I think you hit the nail on the head. It’s such a relief to do what we really want to do, and not what we think we’re supposed to do!

Matthew

I read that book. It was called something like “How Starbucks Saved My Life”…it was actually good…short enough to read on a coast to coast flight…not exactly a life-changer but uplifting for sure

Rytis

Relaxing post, thanks Lori!

Lori Deschene

You’re most welcome!

Lori Deschene

I found it on Amazon yesterday….it seems to have a wide range of mixed reviews. I was thinking of getting it actually.  Definitely looks interesting!

Rebecca

Thank you for this. It’s such a true message that I wish more people could hear. We’re conditioned to believe society’s definition of success, but it’s actually our own definition that is the most worthwhile to us. My boyfriend is an example of someone who constantly feels that he has something to prove, but he really just wants to live a simple life on his own terms, even though it falls outside the popular definition of success.

Ryan MacFarlane

The real definition of success is contentment.  A person who is content and thereby acquires very little has achieved ten thousand times someone who is not content and thereby acquires very much.

crystal

Having worked in the “hospitality industry” all my life, I must say, people truly don’t see the treasures it offers. Of course, my first serving job had me saying “it’s not a career” from all the societal conditioning. However, I’ve always strived to do my best at everything, including this job. Guess what? After many years, I cannot imagine a more rewarding career! The number of people you reach, the diversity of topics discussed, the lessons you can teach, the days you can brighten, so much is hidden in that title of “waitress” Think about that next time you’re being served..  

Debra Eve

I got off the hamster wheel of six-figure corporate training seven years ago and became a night legal assistant. Very little pressure, ridiculously good pay, no rush hour traffic and lots of time to pursue my writing. What’s not to love? Most of my co-workers (especially the attorneys) are unaware of my former life and as you noted, assume I’m unambitious. 

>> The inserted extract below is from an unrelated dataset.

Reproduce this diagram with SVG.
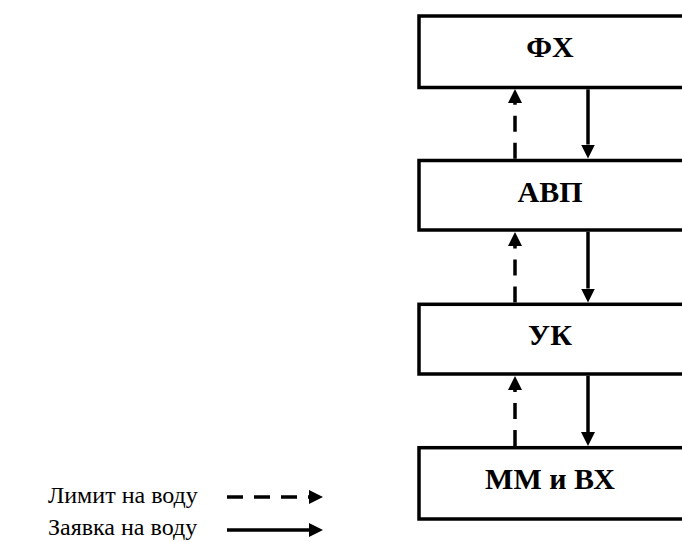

Your father is a very wise man. Drive (at least for me) was just a measure of how much societal pressure I’d succumbed to.

Lori Deschene

Sounds like a great situation to me. =)

Paul

Lol… I am a boyfriend just like this :P. I rant and rail against the rat race, but am too timid to give it all up and make a living writing and performing. I’ve had it drilled into me that certainty trumps contentment.